J'observe que le futur contrat d'engagement jeune s'inspire de la garantie jeunes – durée identique, allocation similaire, mêmes sanctions en cas de non-respect des engagements – et je m'interroge sur la plus-value réelle de ce nouveau dispositif comme sur sa capacité à transformer significativement l'accompagnement des jeunes en difficulté. Nous connaissons les insuffisances de la garantie jeunes, en particulier le fait qu'elle laisse de côté les jeunes occupant des emplois précaires et qui demeurent dans une situation instable, situation qui justifierait un accompagnement de la part des missions locales. Or le nouveau dispositif ne semble pas régler cette question.

Je m'interroge aussi sur les modalités qui seront choisies pour améliorer les démarches consistant à « aller vers », aller vers les jeunes « invisibles » qui, malgré les initiatives engagées, demeurent trop nombreux.

Je m'interroge enfin sur le caractère réaliste de l'objectif chiffré annoncé par le Gouvernement, s'agissant des 400 000 contrats d'engagement jeune qui pourraient être conclus en 2022, à partir du mois de mars : comment ce chiffre a-t-il été déterminé et comment ces contrats seront-ils financés ?

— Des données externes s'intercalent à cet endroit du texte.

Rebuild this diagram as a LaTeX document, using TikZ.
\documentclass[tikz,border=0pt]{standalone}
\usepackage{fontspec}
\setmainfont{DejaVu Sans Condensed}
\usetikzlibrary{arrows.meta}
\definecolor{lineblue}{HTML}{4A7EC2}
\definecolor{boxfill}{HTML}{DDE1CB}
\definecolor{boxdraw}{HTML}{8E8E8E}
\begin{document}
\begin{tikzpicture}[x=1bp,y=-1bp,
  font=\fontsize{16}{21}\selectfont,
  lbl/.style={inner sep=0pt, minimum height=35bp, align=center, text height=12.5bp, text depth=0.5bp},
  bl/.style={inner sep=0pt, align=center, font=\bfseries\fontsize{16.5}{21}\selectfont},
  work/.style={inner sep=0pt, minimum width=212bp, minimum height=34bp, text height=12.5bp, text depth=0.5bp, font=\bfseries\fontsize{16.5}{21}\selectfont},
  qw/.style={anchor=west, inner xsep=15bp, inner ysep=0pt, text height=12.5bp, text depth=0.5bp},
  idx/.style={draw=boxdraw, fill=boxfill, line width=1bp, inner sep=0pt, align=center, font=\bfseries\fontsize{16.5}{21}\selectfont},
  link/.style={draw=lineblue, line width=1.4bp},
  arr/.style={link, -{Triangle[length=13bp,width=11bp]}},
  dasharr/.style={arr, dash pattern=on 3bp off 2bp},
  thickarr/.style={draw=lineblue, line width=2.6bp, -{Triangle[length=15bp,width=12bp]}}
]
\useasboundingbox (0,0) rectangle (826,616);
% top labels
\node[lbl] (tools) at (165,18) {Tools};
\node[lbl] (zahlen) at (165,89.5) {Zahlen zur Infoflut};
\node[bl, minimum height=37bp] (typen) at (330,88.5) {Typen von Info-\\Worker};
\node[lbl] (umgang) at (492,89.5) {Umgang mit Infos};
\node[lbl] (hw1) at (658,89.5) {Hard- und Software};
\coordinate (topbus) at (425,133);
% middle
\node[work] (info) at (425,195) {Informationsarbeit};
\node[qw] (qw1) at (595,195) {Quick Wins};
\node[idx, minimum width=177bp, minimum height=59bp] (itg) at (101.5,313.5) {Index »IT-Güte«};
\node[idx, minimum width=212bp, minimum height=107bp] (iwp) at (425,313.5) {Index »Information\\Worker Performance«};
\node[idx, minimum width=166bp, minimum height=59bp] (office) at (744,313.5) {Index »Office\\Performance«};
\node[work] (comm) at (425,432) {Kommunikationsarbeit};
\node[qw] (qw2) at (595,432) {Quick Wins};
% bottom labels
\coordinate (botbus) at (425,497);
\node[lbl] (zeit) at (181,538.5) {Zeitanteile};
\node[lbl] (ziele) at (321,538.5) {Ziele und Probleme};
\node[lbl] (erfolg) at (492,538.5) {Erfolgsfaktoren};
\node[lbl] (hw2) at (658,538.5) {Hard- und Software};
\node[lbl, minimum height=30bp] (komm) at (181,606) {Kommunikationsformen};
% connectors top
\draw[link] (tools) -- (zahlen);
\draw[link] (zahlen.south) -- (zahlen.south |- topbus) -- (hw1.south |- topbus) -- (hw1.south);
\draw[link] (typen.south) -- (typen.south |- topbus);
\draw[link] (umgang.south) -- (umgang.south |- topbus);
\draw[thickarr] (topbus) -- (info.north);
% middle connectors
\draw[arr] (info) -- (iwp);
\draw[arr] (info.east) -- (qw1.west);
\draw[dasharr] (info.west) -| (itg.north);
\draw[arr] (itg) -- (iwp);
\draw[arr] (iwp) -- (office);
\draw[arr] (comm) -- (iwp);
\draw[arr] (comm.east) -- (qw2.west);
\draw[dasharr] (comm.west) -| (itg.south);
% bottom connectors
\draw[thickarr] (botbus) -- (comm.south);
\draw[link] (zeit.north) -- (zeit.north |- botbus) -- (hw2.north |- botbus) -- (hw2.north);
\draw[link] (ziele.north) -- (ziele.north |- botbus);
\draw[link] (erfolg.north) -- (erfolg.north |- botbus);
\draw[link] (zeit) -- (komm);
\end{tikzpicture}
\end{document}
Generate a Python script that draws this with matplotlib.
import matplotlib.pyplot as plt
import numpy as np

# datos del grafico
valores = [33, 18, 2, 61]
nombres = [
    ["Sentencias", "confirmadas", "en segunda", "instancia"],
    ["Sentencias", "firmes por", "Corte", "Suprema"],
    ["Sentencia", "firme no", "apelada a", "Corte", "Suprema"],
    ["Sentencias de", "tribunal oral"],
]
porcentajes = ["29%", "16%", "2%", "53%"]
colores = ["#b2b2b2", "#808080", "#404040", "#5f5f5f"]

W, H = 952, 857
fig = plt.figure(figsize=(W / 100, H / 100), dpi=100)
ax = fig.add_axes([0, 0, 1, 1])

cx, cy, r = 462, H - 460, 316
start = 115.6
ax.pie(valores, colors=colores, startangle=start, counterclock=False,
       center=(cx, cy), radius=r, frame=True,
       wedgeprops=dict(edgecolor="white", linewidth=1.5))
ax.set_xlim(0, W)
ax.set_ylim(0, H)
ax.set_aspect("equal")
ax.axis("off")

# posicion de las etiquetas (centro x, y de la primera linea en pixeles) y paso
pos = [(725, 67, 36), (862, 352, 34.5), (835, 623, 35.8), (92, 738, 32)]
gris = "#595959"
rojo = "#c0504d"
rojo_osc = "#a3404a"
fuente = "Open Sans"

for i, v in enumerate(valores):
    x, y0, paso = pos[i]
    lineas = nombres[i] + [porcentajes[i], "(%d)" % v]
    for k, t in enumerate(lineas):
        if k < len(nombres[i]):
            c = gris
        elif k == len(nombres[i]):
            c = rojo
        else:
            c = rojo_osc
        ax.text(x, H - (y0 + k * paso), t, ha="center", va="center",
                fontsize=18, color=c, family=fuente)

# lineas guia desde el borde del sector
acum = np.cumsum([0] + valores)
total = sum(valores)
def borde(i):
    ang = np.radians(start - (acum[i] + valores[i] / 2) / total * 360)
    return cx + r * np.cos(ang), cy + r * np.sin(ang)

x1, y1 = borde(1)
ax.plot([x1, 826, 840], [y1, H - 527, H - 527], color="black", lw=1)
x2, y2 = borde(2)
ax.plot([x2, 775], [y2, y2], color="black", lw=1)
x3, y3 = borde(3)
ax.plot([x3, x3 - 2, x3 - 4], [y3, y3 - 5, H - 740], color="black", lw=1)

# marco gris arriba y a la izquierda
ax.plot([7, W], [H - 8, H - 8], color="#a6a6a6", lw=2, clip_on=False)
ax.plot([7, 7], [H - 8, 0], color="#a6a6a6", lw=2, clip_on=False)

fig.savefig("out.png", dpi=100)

En conclusion, je serai, madame la ministre, très attentif aux réponses que vous apporterez lors des débats qui vont suivre. Nous ne voulons ni promouvoir l'assistanat au moyen d'un RSA jeune, ni – encore moins – soutenir des promesses qui ne respecteraient pas les jeunes, car ceux-ci doivent avoir confiance en l'avenir. « L'avenir ne se prévoit pas, il se prépare », disait le philosophe Maurice Blondel. Cette maxime doit nous rassembler.